>>>
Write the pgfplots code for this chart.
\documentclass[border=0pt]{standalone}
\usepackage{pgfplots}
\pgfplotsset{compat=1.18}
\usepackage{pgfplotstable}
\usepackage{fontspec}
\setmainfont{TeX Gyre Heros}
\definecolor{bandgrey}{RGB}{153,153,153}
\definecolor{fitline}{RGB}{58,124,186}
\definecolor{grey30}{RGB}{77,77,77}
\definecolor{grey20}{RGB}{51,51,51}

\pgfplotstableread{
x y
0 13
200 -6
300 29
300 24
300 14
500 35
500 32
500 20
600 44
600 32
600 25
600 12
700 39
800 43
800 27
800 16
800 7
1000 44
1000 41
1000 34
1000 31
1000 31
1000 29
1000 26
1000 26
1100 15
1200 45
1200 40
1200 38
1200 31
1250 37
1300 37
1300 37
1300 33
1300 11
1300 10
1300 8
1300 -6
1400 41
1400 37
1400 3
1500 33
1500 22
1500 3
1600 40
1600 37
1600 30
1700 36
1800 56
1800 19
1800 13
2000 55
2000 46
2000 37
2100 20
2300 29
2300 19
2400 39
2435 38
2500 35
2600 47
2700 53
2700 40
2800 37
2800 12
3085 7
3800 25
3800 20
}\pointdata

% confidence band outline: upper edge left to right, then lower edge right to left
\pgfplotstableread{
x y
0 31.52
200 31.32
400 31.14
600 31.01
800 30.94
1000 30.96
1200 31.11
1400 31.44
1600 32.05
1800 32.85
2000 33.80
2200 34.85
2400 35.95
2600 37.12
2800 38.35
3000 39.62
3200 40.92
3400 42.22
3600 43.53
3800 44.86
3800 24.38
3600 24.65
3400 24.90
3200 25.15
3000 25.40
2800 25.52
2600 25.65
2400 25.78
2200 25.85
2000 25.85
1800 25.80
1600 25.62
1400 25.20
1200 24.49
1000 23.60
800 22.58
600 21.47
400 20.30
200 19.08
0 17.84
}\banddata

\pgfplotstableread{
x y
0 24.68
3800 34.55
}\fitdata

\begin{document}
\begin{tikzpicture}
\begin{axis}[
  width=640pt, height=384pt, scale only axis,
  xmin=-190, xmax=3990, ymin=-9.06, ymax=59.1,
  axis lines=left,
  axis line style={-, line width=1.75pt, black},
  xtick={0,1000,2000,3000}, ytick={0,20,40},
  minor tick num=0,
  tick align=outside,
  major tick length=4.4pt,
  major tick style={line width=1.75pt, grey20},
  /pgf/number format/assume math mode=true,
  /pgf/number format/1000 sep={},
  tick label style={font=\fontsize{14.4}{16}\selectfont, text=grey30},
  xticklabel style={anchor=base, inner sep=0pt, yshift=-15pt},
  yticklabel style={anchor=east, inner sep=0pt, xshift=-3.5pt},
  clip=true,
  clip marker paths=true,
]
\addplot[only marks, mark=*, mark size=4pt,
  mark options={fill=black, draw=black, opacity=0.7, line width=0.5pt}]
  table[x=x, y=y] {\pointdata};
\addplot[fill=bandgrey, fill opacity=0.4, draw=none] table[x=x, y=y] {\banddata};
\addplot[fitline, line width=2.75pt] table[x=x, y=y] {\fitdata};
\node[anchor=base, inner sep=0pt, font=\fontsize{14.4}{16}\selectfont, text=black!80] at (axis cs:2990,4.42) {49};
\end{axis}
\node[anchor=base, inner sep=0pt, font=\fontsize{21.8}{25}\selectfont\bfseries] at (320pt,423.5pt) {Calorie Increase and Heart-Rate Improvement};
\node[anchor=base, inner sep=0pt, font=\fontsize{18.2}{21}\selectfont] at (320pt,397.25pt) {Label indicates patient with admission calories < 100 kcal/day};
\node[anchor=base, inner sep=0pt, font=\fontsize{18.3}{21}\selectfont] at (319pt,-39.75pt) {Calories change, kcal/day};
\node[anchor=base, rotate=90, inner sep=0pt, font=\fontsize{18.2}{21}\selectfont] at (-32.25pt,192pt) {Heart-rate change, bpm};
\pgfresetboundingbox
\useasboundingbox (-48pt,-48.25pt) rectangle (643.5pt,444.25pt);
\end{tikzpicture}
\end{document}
<<<
>>>
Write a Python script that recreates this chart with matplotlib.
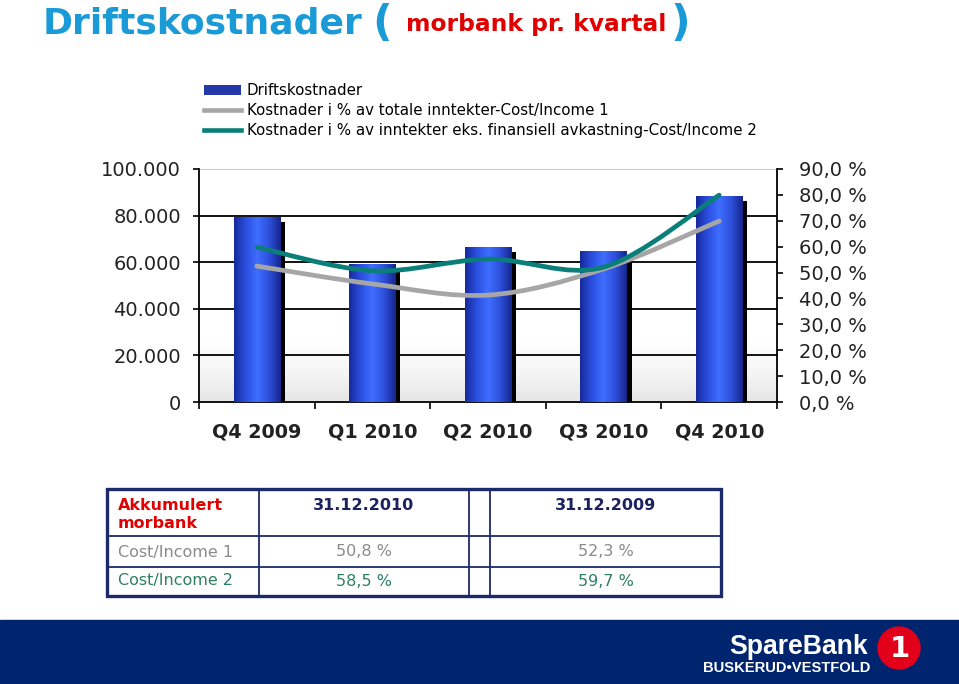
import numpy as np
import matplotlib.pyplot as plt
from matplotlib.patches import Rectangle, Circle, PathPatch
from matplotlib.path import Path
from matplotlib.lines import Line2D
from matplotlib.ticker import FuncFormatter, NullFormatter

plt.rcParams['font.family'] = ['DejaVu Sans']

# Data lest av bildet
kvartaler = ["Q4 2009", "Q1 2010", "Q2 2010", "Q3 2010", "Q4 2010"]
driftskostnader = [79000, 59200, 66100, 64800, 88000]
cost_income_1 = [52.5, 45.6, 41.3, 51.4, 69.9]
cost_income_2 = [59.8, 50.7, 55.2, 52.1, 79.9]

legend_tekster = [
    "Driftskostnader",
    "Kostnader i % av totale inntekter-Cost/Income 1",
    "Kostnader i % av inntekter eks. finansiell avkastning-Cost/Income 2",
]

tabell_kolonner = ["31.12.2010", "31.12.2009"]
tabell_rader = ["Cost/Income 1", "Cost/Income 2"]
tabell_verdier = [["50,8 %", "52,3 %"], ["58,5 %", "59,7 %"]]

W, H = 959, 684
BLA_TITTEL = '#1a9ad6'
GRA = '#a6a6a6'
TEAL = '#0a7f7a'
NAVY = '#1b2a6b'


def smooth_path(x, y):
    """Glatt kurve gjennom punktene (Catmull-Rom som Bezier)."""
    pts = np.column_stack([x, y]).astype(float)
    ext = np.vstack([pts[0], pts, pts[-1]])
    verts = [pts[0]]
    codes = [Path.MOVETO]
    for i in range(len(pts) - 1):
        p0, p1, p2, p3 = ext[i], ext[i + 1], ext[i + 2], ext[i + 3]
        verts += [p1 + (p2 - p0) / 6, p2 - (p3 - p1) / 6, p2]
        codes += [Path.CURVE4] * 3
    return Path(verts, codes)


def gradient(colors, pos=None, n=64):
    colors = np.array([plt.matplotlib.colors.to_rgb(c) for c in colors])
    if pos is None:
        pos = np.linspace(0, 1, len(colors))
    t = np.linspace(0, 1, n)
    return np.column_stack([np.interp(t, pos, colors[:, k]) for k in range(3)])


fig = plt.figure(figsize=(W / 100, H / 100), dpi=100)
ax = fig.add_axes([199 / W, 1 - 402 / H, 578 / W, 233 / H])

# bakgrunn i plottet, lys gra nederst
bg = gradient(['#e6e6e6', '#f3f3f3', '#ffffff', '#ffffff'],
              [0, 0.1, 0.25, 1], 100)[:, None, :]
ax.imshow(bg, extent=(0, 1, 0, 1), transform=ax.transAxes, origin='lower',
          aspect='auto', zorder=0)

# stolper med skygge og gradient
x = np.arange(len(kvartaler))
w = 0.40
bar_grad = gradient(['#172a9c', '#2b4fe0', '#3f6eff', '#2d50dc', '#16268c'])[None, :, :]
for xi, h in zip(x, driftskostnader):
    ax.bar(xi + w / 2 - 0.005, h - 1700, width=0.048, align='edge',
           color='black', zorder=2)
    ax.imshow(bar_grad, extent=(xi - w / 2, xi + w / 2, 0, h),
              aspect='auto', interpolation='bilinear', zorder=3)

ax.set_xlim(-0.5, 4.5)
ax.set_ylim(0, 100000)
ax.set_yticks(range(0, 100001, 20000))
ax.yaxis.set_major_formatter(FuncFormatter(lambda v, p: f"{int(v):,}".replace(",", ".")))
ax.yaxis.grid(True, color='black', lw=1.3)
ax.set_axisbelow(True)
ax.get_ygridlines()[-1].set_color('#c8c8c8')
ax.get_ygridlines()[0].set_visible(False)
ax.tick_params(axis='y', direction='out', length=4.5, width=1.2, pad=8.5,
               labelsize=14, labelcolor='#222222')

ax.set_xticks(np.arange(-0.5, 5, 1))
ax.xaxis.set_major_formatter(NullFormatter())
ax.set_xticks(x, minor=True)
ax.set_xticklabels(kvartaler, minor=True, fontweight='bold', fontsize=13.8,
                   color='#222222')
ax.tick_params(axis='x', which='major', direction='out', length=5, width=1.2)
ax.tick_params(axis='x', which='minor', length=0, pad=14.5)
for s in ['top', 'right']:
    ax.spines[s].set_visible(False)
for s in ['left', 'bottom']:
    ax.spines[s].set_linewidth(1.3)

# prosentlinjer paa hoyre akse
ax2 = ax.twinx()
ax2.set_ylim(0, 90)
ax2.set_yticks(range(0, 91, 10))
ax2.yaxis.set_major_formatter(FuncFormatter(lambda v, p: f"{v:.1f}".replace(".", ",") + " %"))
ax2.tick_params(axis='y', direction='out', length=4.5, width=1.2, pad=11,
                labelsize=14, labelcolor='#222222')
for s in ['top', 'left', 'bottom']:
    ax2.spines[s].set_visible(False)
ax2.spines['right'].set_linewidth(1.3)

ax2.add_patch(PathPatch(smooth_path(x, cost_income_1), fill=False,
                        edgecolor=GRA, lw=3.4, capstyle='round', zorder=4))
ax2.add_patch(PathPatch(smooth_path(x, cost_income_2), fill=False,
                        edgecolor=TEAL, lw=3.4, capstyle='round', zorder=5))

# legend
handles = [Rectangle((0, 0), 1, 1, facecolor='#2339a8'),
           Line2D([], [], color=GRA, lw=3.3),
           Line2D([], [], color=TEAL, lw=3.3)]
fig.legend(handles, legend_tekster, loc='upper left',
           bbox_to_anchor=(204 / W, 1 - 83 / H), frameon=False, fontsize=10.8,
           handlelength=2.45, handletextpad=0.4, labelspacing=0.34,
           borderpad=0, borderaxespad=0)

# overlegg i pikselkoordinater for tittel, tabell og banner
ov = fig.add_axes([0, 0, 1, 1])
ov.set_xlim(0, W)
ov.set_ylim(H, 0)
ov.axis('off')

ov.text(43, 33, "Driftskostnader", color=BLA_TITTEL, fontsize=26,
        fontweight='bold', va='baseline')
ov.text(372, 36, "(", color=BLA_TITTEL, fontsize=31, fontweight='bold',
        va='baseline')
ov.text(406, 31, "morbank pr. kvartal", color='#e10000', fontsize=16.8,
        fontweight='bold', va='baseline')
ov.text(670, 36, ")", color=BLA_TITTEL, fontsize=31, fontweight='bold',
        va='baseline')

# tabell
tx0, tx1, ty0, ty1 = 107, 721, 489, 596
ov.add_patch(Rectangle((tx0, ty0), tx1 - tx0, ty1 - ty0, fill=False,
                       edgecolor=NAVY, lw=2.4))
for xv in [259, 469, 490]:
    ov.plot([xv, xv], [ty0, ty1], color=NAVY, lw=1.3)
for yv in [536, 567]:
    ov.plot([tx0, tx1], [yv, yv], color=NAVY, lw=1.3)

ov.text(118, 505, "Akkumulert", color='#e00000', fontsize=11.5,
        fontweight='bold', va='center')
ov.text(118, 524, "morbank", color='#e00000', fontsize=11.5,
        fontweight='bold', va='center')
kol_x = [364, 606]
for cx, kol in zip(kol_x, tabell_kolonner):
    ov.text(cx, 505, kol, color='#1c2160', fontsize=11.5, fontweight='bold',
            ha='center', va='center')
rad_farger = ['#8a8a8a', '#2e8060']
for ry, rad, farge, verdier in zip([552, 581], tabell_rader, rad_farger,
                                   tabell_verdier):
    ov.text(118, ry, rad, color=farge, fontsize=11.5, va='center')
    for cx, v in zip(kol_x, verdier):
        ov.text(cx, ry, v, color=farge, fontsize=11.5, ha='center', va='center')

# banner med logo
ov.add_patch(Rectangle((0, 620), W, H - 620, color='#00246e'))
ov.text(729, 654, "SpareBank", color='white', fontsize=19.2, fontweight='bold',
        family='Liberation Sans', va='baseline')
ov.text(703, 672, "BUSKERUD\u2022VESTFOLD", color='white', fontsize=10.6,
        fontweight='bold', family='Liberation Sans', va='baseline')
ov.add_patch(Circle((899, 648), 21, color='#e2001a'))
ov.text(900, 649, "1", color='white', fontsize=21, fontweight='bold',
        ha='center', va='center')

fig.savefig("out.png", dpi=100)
<<<
>>>
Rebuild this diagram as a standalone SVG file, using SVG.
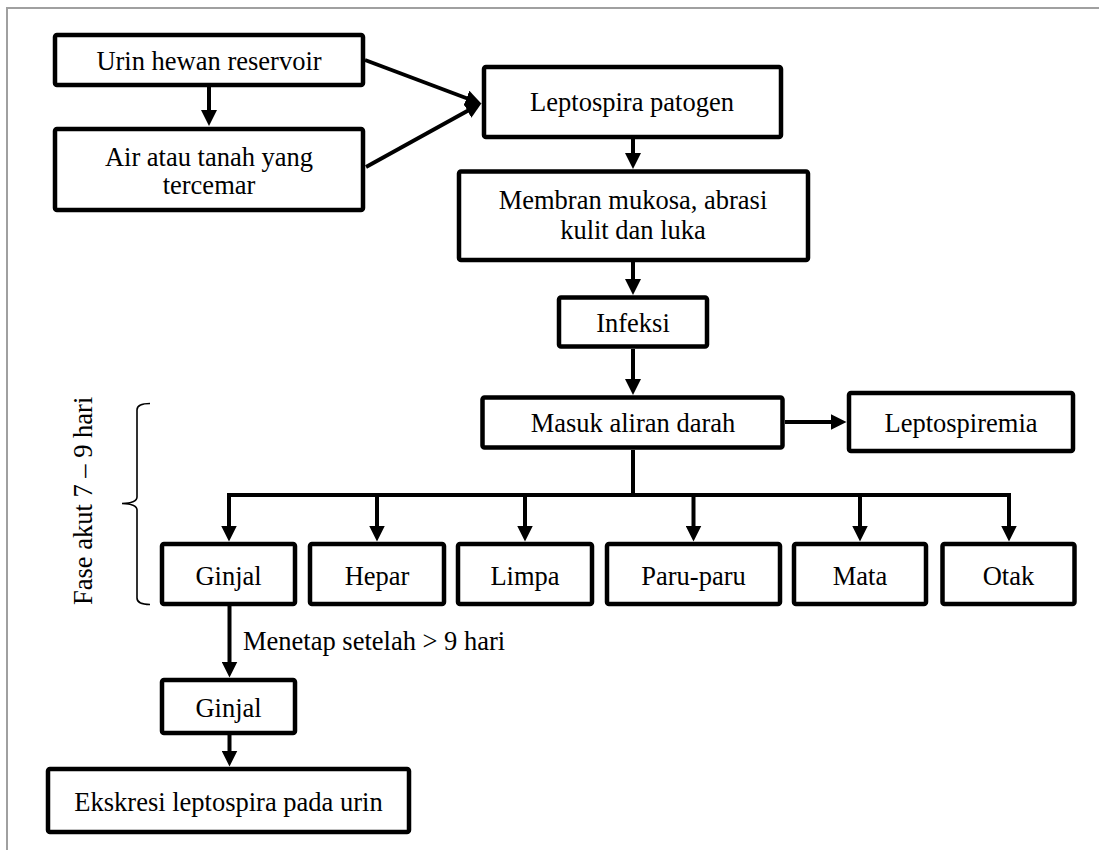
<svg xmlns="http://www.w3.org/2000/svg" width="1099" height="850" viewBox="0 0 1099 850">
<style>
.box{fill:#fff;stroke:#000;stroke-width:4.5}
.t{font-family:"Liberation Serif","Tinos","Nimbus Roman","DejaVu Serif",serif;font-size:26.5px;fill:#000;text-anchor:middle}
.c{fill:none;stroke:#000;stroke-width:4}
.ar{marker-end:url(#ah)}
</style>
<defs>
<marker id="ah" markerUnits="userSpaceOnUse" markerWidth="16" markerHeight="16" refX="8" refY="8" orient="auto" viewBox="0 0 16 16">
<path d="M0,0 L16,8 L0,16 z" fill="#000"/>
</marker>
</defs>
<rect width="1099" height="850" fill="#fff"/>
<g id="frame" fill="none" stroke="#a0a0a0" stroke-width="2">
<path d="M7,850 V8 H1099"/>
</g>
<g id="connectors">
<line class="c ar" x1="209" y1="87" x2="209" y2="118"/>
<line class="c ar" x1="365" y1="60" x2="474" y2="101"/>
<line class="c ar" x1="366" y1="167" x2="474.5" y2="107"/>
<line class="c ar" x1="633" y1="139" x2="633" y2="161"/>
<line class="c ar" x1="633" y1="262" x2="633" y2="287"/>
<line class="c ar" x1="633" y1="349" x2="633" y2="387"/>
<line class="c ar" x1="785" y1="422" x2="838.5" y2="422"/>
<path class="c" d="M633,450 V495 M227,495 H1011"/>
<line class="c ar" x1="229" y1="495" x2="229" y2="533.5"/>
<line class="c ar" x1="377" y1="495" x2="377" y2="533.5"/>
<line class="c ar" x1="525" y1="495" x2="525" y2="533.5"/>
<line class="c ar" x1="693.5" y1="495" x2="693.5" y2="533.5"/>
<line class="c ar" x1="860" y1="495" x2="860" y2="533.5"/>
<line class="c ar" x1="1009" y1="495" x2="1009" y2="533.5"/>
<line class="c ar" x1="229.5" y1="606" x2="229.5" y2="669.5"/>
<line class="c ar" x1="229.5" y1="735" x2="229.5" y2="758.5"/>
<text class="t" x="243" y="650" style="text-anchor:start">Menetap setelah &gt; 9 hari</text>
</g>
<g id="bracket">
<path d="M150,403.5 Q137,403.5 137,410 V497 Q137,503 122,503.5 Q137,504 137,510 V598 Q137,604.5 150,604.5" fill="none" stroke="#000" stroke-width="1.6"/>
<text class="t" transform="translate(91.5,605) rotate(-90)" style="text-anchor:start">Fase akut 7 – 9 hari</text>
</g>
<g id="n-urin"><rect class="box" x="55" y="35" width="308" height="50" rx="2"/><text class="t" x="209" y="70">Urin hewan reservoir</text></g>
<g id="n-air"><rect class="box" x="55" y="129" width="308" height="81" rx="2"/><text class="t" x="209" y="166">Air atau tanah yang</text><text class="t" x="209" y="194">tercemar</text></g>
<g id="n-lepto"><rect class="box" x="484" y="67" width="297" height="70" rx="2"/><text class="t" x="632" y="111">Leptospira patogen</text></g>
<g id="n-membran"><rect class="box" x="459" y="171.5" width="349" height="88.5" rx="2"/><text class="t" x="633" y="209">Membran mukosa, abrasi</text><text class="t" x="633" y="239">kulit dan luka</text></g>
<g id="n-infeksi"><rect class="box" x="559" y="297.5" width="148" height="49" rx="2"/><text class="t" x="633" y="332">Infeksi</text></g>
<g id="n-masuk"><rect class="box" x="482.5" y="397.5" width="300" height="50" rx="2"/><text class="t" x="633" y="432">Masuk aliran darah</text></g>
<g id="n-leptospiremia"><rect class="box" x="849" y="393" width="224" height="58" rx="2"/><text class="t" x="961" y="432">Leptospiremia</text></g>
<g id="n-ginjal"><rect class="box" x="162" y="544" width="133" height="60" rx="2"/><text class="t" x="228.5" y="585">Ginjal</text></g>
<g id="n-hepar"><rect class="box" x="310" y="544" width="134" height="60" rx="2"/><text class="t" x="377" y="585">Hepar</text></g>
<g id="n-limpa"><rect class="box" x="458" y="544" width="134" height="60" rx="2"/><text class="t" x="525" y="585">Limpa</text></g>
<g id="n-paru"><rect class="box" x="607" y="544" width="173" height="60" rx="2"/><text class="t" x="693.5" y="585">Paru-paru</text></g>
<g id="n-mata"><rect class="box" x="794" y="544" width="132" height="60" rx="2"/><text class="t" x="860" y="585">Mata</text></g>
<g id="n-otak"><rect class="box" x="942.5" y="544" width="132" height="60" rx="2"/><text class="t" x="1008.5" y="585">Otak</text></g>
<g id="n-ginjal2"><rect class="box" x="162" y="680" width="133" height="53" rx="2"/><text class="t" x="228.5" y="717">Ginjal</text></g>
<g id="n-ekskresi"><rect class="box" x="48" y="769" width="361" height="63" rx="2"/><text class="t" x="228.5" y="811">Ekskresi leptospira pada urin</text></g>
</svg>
<<<
**Aim:** Show all lines above holding "this".

**Task solution:**
Write the pgfplots code for this chart.
Write a Python script that recreates this chart with matplotlib.
Rebuild this diagram as a standalone SVG file, using SVG.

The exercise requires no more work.